• [Task to carry out]
Print exactly the lines from the first one down to the line that contains "DASH_BOT_Y = [3.08, 0.0129]", both included, and skip the pictures.

• [Supplied information]
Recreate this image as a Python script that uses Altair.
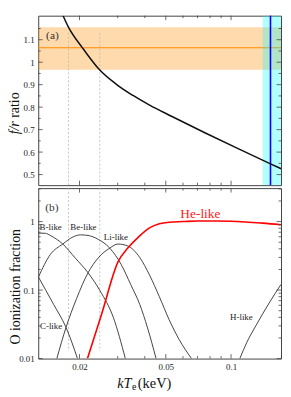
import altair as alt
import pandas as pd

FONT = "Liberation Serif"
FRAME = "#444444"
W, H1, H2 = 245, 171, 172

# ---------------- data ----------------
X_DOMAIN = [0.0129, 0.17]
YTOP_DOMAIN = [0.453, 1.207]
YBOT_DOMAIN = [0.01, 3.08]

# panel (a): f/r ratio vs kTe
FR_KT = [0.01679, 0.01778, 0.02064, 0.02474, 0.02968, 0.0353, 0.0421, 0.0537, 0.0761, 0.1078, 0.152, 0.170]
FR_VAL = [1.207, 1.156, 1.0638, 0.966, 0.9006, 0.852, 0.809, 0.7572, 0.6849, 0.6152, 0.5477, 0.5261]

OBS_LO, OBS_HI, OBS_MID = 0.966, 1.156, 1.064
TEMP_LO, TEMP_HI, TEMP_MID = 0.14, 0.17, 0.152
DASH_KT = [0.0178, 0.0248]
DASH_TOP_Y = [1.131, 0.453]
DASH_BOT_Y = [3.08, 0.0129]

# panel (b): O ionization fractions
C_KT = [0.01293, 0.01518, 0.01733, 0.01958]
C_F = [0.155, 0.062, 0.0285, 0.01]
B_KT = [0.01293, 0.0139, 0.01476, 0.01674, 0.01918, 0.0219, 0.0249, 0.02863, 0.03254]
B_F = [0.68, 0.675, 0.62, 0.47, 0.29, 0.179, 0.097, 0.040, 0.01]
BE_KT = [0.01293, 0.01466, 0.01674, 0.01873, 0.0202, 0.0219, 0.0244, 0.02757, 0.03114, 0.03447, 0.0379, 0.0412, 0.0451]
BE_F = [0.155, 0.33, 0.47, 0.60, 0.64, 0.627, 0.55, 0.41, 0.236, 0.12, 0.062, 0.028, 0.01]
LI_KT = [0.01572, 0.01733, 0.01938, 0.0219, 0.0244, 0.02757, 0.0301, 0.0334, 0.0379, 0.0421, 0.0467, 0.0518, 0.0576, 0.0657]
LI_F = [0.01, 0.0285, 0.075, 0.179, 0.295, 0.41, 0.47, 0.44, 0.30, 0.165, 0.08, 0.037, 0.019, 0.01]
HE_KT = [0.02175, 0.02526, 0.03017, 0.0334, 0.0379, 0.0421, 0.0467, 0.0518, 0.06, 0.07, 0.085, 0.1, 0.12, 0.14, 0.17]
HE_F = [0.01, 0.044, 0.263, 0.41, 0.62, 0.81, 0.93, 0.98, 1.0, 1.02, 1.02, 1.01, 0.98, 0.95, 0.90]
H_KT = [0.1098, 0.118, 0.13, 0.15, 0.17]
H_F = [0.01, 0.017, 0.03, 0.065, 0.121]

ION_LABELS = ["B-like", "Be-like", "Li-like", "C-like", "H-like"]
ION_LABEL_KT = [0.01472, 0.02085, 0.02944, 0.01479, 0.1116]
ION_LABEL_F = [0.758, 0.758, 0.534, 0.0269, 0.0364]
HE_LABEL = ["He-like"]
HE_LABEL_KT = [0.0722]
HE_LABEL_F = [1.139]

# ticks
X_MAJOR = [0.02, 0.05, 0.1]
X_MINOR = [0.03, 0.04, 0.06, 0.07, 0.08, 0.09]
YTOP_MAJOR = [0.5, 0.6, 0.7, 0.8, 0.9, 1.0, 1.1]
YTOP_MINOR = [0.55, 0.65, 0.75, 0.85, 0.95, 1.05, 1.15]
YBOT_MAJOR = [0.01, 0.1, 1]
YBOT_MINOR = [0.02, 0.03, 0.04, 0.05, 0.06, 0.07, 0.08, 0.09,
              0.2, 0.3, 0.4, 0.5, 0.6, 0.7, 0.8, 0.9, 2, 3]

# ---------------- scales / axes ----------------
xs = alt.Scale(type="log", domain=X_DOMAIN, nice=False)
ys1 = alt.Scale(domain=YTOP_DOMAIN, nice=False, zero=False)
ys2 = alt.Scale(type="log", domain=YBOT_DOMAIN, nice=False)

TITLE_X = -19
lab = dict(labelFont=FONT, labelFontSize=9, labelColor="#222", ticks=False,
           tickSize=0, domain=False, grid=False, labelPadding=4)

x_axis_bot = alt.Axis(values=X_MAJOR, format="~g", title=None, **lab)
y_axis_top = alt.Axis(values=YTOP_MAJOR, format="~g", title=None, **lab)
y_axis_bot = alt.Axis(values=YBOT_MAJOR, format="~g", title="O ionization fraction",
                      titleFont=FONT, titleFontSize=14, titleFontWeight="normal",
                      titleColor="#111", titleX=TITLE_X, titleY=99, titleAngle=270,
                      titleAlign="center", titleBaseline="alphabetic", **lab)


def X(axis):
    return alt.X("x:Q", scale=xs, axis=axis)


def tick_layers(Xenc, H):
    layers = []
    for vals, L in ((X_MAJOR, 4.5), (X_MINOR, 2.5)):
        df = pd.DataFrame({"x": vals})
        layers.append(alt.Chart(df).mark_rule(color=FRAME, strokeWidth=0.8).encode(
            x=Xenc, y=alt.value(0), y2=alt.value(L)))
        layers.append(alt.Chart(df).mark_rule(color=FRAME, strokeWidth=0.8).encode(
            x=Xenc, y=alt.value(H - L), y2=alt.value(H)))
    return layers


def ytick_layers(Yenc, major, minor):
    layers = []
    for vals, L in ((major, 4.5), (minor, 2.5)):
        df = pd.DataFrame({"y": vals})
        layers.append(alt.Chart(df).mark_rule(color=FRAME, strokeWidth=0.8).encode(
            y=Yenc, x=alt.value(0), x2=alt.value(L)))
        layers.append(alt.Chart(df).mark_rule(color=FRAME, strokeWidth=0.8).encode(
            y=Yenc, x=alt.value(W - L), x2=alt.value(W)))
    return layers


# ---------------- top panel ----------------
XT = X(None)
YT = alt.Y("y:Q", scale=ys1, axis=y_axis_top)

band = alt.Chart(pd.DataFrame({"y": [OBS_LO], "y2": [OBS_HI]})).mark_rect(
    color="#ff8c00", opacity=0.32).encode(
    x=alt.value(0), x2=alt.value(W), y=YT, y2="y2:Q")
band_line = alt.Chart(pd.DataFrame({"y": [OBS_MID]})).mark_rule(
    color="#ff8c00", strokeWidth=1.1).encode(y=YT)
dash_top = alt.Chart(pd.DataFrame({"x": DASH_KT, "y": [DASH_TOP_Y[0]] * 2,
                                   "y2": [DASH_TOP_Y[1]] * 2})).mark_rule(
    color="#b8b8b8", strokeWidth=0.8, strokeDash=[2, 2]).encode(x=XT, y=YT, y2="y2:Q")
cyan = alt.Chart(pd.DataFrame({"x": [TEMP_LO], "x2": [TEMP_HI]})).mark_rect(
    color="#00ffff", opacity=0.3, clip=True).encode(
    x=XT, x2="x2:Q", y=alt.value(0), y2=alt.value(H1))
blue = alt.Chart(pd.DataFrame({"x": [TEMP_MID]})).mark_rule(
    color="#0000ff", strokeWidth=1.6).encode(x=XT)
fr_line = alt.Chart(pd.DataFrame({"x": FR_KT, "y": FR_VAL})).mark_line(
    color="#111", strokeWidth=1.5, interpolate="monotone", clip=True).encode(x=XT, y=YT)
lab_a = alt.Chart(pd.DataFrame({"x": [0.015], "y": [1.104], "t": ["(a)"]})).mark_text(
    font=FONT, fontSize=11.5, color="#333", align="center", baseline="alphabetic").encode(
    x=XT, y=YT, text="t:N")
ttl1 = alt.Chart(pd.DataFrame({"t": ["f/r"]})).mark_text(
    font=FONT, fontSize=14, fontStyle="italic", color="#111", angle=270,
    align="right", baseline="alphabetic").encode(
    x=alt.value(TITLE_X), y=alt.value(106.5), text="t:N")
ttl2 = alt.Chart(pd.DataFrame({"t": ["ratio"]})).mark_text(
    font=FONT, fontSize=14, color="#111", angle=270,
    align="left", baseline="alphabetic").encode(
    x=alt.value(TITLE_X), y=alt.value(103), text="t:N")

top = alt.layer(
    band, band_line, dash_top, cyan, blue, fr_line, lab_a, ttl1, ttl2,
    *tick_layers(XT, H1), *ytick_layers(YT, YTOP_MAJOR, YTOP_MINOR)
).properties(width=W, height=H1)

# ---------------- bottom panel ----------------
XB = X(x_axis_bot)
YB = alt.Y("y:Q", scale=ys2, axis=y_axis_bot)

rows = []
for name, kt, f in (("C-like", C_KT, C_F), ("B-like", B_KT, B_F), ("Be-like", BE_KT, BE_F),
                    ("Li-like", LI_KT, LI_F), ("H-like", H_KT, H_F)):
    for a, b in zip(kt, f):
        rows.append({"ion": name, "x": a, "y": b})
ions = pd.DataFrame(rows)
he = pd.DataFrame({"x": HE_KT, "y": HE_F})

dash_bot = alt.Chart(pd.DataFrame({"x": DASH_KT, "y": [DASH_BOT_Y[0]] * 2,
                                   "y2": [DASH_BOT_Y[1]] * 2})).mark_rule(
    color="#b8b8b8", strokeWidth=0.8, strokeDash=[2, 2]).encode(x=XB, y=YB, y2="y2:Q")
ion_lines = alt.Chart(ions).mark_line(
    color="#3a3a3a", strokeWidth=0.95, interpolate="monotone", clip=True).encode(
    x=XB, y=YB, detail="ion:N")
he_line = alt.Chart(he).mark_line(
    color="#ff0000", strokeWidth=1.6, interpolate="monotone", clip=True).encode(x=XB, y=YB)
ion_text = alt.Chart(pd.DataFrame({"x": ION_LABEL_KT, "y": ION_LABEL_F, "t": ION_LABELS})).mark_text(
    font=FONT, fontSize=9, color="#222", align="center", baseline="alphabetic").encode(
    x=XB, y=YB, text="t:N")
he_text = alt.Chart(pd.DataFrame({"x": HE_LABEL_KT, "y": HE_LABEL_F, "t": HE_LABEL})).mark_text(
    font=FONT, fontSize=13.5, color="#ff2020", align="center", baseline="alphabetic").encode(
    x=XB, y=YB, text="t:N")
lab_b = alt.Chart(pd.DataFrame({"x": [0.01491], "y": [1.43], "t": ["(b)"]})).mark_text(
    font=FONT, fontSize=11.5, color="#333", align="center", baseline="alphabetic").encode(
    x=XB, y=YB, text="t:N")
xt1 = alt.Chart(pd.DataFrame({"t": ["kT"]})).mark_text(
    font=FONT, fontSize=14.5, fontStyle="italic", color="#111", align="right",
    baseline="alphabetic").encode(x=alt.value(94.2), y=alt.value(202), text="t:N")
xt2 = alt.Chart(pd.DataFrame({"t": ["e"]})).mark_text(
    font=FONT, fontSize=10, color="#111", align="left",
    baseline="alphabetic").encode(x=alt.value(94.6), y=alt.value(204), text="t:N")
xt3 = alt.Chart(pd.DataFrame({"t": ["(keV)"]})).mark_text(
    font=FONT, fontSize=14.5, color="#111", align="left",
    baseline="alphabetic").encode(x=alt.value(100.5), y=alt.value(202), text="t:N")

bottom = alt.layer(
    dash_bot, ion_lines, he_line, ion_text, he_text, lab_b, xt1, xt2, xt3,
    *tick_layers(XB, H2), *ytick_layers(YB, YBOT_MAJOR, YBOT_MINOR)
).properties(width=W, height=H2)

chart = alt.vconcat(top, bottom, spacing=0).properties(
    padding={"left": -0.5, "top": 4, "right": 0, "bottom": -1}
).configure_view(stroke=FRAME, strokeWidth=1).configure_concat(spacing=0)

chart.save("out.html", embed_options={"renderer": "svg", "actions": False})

• [Written answer]
Recreate this image as a Python script that uses Altair.
import altair as alt
import pandas as pd

FONT = "Liberation Serif"
FRAME = "#444444"
W, H1, H2 = 245, 171, 172

# ---------------- data ----------------
X_DOMAIN = [0.0129, 0.17]
YTOP_DOMAIN = [0.453, 1.207]
YBOT_DOMAIN = [0.01, 3.08]

# panel (a): f/r ratio vs kTe
FR_KT = [0.01679, 0.01778, 0.02064, 0.02474, 0.02968, 0.0353, 0.0421, 0.0537, 0.0761, 0.1078, 0.152, 0.170]
FR_VAL = [1.207, 1.156, 1.0638, 0.966, 0.9006, 0.852, 0.809, 0.7572, 0.6849, 0.6152, 0.5477, 0.5261]

OBS_LO, OBS_HI, OBS_MID = 0.966, 1.156, 1.064
TEMP_LO, TEMP_HI, TEMP_MID = 0.14, 0.17, 0.152
DASH_KT = [0.0178, 0.0248]
DASH_TOP_Y = [1.131, 0.453]
DASH_BOT_Y = [3.08, 0.0129]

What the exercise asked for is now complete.